12 June 2015

Tin Pan Sally


This was cool: a meeting of jazz and opera. Sally Greenaway on piano and Louise Page on soprano voice. It had a nifty title, too: Tin Pan Sally. They had performed at Merimbula Jazz Festival and Louise commented on the good time and the chance to be cool. It's a crossover; a different world. Louise also observed that the backing changes every time, but she dealt with it perfectly well. Jazz is like that. Sally displayed a chart and explained it's reharmonised and then improvised with substitutions and the like on the day. This was maybe new for a Wesley audience, but it all went down a treat. I loved the songs - Gershwin, Kern and the like - but I usually hear them as instrumentals. The words can be twee, but they can take on a strange romantic authenticity with the music and Sally and Louise got this.

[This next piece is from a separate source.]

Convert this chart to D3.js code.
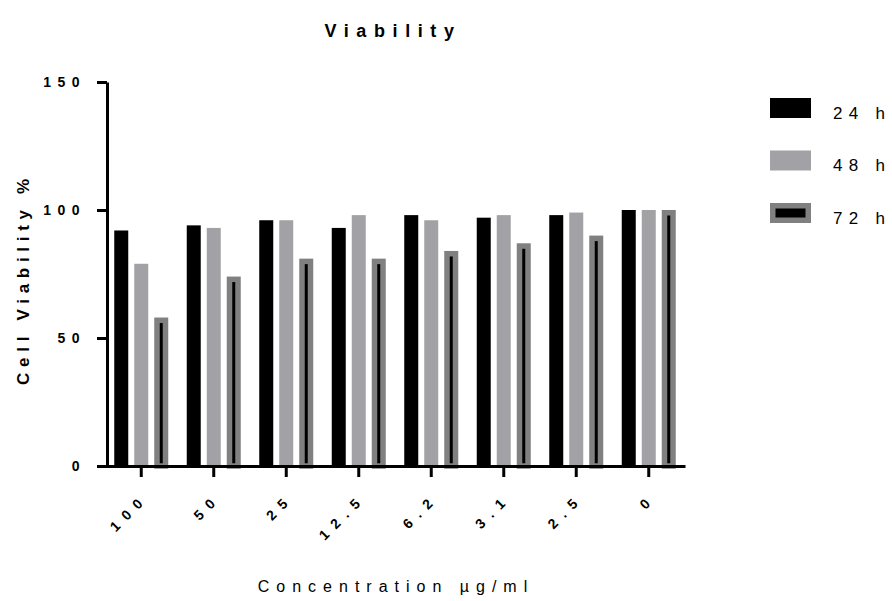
<!DOCTYPE html>
<html>
<head>
<meta charset="utf-8">
<script src="https://cdn.jsdelivr.net/npm/d3@7"></script>
<style>
  body { margin: 0; background: #fff; }
  text { font-family: "Liberation Sans", Arial, sans-serif; fill: #000; }
</style>
</head>
<body>
<script>
const categories = ["100", "50", "25", "12.5", "6.2", "3.1", "2.5", "0"];
const seriesNames = ["24 h", "48 h", "72 h"];
const v24h = [92, 94, 96, 93, 98, 97, 98, 100];
const v48h = [79, 93, 96, 98, 96, 98, 99, 100];
const v72h = [58, 74, 81, 81, 84, 87, 90, 100];
const yTicks = [0, 50, 100, 150];

const seriesValues = [v24h, v48h, v72h];
const rows = categories.map((c, i) => ({
    cat: c,
    vals: seriesNames.map((s, k) => ({ s: s, v: seriesValues[k][i] }))
}));

const W = 892, H = 601;
const margin = { top: 82, right: 207, bottom: 135, left: 105 };

const svg = d3.select("body")
    .append("svg")
    .attr("width", W)
    .attr("height", H)
    .attr("xmlns", "http://www.w3.org/2000/svg");

const x = d3.scaleBand()
    .domain(categories)
    .range([margin.left, W - margin.right]);

const xInner = d3.scaleBand()
    .domain(seriesNames)
    .range([-27, 27])
    .paddingInner(0.3);

const y = d3.scaleLinear()
    .domain([0, 150])
    .range([H - margin.bottom, margin.top]);

// bars
const groups = svg.append("g").selectAll("g")
    .data(rows)
    .join("g")
    .attr("transform", d => "translate(" + (x(d.cat) + x.bandwidth() / 2) + ",0)");

const bw = xInner.bandwidth();
const b = 5.5; // border of the 72 h pattern

groups.selectAll("rect")
    .data(d => d.vals)
    .join("rect")
    .attr("x", d => d.s === "72 h" ? xInner(d.s) + b / 2 : xInner(d.s))
    .attr("y", d => d.s === "72 h" ? y(d.v) + b / 2 : y(d.v))
    .attr("width", d => d.s === "72 h" ? bw - b : bw)
    .attr("height", d => d.s === "72 h" ? y(0) - y(d.v) - b / 2 : y(0) - y(d.v))
    .attr("fill", d => d.s === "48 h" ? "#a2a2a6" : "#000")
    .attr("stroke", d => d.s === "72 h" ? "#808080" : "none")
    .attr("stroke-width", b);

// axes
const yAxis = svg.append("g")
    .attr("transform", "translate(" + (margin.left + 2) + ",0)")
    .call(d3.axisLeft(y).tickValues(yTicks).tickSize(10).tickSizeOuter(0).tickPadding(11));
yAxis.select(".domain").attr("stroke-width", 3).attr("stroke", "#000");
yAxis.selectAll(".tick line").attr("stroke-width", 3).attr("stroke", "#000");
yAxis.selectAll(".tick text")
    .attr("font-family", null)
    .style("font-size", "14px")
    .style("font-weight", "bold")
    .style("letter-spacing", "6.5px");

const xAxis = svg.append("g")
    .attr("transform", "translate(0," + y(0) + ")")
    .call(d3.axisBottom(x).tickSize(11).tickSizeOuter(0));
xAxis.select(".domain").attr("stroke-width", 3).attr("stroke", "#000");
xAxis.selectAll(".tick line").attr("stroke-width", 3).attr("stroke", "#000");
xAxis.selectAll(".tick text")
    .attr("font-family", null)
    .style("font-size", "14px")
    .style("font-weight", "bold")
    .style("letter-spacing", "8px")
    .style("text-anchor", "end")
    .attr("y", 0)
    .attr("dy", 0)
    .attr("transform", "translate(8,33) rotate(-45)");

// titles
svg.append("text")
    .attr("x", 393)
    .attr("y", 37)
    .attr("text-anchor", "middle")
    .style("font-size", "18px")
    .style("font-weight", "bold")
    .style("letter-spacing", "7.6px")
    .text("Viability");

svg.append("text")
    .attr("transform", "translate(29,279) rotate(-90)")
    .attr("text-anchor", "middle")
    .style("font-size", "17px")
    .style("font-weight", "bold")
    .style("letter-spacing", "5.7px")
    .text("Cell Viability %");

svg.append("text")
    .attr("x", 396)
    .attr("y", 592)
    .attr("text-anchor", "middle")
    .style("font-size", "16px")
    .style("letter-spacing", "7px")
    .text("Concentration \u00b5g/ml");

// legend
const legend = svg.append("g").selectAll("g")
    .data(seriesNames)
    .join("g")
    .attr("transform", (d, i) => "translate(770," + (98 + i * 52.5) + ")");

legend.append("rect")
    .attr("x", d => d === "72 h" ? b / 2 : 0)
    .attr("y", d => d === "72 h" ? b / 2 : 0)
    .attr("width", d => d === "72 h" ? 41 - b : 41)
    .attr("height", d => d === "72 h" ? 20 - b : 20)
    .attr("fill", d => d === "48 h" ? "#a2a2a6" : "#000")
    .attr("stroke", d => d === "72 h" ? "#808080" : "none")
    .attr("stroke-width", b);

legend.append("text")
    .attr("x", 63)
    .attr("y", 20.5)
    .style("font-size", "17px")
    .style("letter-spacing", "6.3px")
    .text(d => d);
</script>
</body>
</html>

I particularly loved their takes on The man I love and Over the rainbow. Such attractive melodies, such trivial lyrics, but what a joy combined! Sally did a 5/4 instrumental take on Charlie Chaplin's fabulous Smile. I enjoyed hearing the seldom performed verses for several of these tunes (jazzers usually just play the AABA-or-other refrain). Even the term Verse as the introductory material was new to me. Thanks for that, Sally. Then Sally talked of merging two songs and proceeded to demonstrate with an enhanced My funny valentine as encore ("It's think it's quite fun ... hold on"). I guess this mix would have discombobulated both Merimbula and Wesley but they probably all enjoyed it immensely, just like I did. What a wonderful little romantic musical mutiny!

Sally Greenaway (piano) accompanied Louise Page (soprano vocals) at Wesley singing songs from Tin Pan Alley.